Katechismus der Katholischen Kirche, 2258-2330.

Hl. Johannes Paul II., Evangelium vitae, 25.3.1995, Kap. 3.


1 Vgl. II. Vatikanisches Konzil, Gaudium et spes, 24.

2 Hl. Johannes Paul II., Evangelium vitae, 52.

3 Evangelium vitae, 41.

4 Vgl. hl. Johannes Paul II., Ansprache, 22.6.1991, 3; Katechismus, 2301.

5 Hl. Johannes Paul II., Ansprache, 22.6.1991, 4.

6 „Das fünfte Gebot untersagt auch, etwas mit der Absicht zu tun, den Tod eines Menschen indirekt herbeizuführen. Das sittliche Gesetz verbietet, jemanden ohne schwerwiegenden Grund einer tödlichen Gefahr auszusetzen ebenso wie die Weigerung, einem Menschen in Lebensgefahr zu Hilfe zu kommen“ (Katechismus, 2269).

7 Evangelium vitae, 57.

8 Ebd., 62.

9 Ebd. Das Verbrechen der Abtreibung ist so schwerwiegend, dass die Kirche dieses Vergehen mit der kanonischen Strafe der Exkommunikation latae sententiae bedroht (vgl. Katechismus, 2272).

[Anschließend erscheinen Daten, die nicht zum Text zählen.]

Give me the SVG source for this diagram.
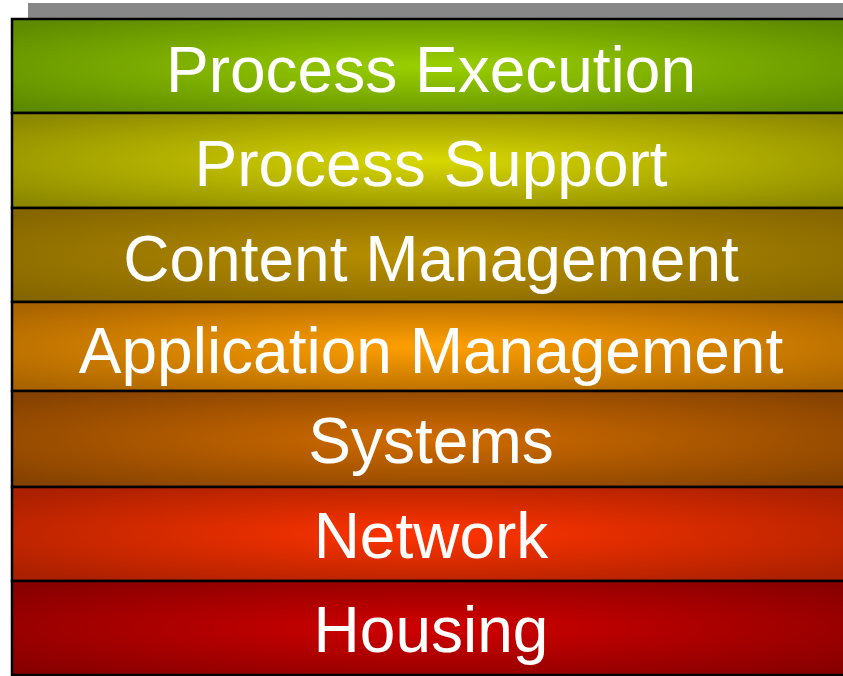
<svg xmlns="http://www.w3.org/2000/svg" width="843" height="676" viewBox="0 0 843 676">
<style>
.band{stroke:#000;stroke-width:2.5}
.lbl{font-family:"Liberation Sans",Arial,sans-serif;font-size:64px;fill:#fff;text-anchor:middle}
</style>
<defs>
<radialGradient id="g1" cx="0.5" cy="0.5" r="0.65"><stop offset="0" stop-color="#9ad000"/><stop offset="1" stop-color="#5e8a00"/></radialGradient>
<radialGradient id="g2" cx="0.5" cy="0.5" r="0.65"><stop offset="0" stop-color="#d8d800"/><stop offset="1" stop-color="#8c8800"/></radialGradient>
<radialGradient id="g3" cx="0.5" cy="0.5" r="0.65"><stop offset="0" stop-color="#b89000"/><stop offset="1" stop-color="#866600"/></radialGradient>
<radialGradient id="g4" cx="0.5" cy="0.5" r="0.65"><stop offset="0" stop-color="#ffa000"/><stop offset="1" stop-color="#aa6400"/></radialGradient>
<radialGradient id="g5" cx="0.5" cy="0.5" r="0.65"><stop offset="0" stop-color="#d06c00"/><stop offset="1" stop-color="#864200"/></radialGradient>
<radialGradient id="g6" cx="0.5" cy="0.5" r="0.65"><stop offset="0" stop-color="#ff3400"/><stop offset="1" stop-color="#aa2000"/></radialGradient>
<radialGradient id="g7" cx="0.5" cy="0.5" r="0.65"><stop offset="0" stop-color="#d00000"/><stop offset="1" stop-color="#880000"/></radialGradient>
</defs>
<rect x="28" y="3" width="820" height="16" fill="#878787"/>
<g id="process-execution"><rect class="band" x="12" y="19" width="840" height="94" fill="url(#g1)"/><text class="lbl" x="431" y="92">Process Execution</text></g>
<g id="process-support"><rect class="band" x="12" y="113" width="840" height="95" fill="url(#g2)"/><text class="lbl" x="431" y="186">Process Support</text></g>
<g id="content-management"><rect class="band" x="12" y="208" width="840" height="94" fill="url(#g3)"/><text class="lbl" x="431" y="281">Content Management</text></g>
<g id="application-management"><rect class="band" x="12" y="302" width="840" height="89" fill="url(#g4)"/><text class="lbl" x="431" y="373">Application Management</text></g>
<g id="systems"><rect class="band" x="12" y="391" width="840" height="96" fill="url(#g5)"/><text class="lbl" x="431" y="463">Systems</text></g>
<g id="network"><rect class="band" x="12" y="487" width="840" height="94" fill="url(#g6)"/><text class="lbl" x="431" y="558">Network</text></g>
<g id="housing"><rect class="band" x="12" y="581" width="840" height="94" fill="url(#g7)"/><text class="lbl" x="431" y="652">Housing</text></g>
<g id="connectors"/>
</svg>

10 „Man darf jedoch die Hoffnung auf das ewige Heil der Menschen, die sich das Leben genommen haben, nicht aufgeben. Auf Wegen, die Gott allein kennt, kann er ihnen Gelegenheit zu heilsamer Reue geben. Die Kirche betet für die Menschen, die sich das Leben genommen haben“ (Katechismus, 2283).

11 Evangelium vitae, 65.

12 Vgl. Kongregation für die Glaubenlehre, Donum vitae, 22.2.87, 3. Hl. Josefmaria, Der Weg, 400: „Wie viele Verbrechen werden im Namen der Gerechtigkeit begangen! - Wenn du Schusswaffen verkauftest und jemand gäbe dir das Geld für eine solche und wollte damit deine Mutter töten, würdest du sie ihm verkaufen?... Aber hat er dir nicht etwa den vollen Preis bezahlt?... Professor, Journalist, Politiker, Diplomat: denkt nach“.

13 Evangelium vitae, 73.

14 Katechismus, 2284.

15 „So gibt Ärgernis, wer Gesetze oder gesellschaftliche Strukturen schafft, die zum Verfall der Sitten und zur Zersetzung des religiösen Lebens führen oder zu ’Gesellschaftsverhältnissen, die - ob gewollt oder nicht - ein den Geboten entsprechendes christliches Verhalten schwierig und praktisch unmöglich machen’ (Pius XII., Ansprache vom 1. Juni 1941)“ (Katechismus, 2286).

16 Vgl. hl. Josefmaria, Christus begegnen, 124.

17 Papst Franziskus, Fratelli tutti, 255.

18 Das sind die traditionellen Bedingungen, die in der so genannten Lehre vom „gerechten Krieg“ genannt werden. Die Bewertung dieser Voraussetzungen für die moralische Legitimität kommt dem klugen Urteil jener zu, die für das Gemeinwohl zuständig sind (vgl. Katechismus, 2309). Außerdem „ist man sittlich verpflichtet, sich Befehlen, die einen Völkermord anordnen, zu widersetzen“ (Katechismus, 2313)

19 Papst Franziskus, Fratelli tutti, 256-262.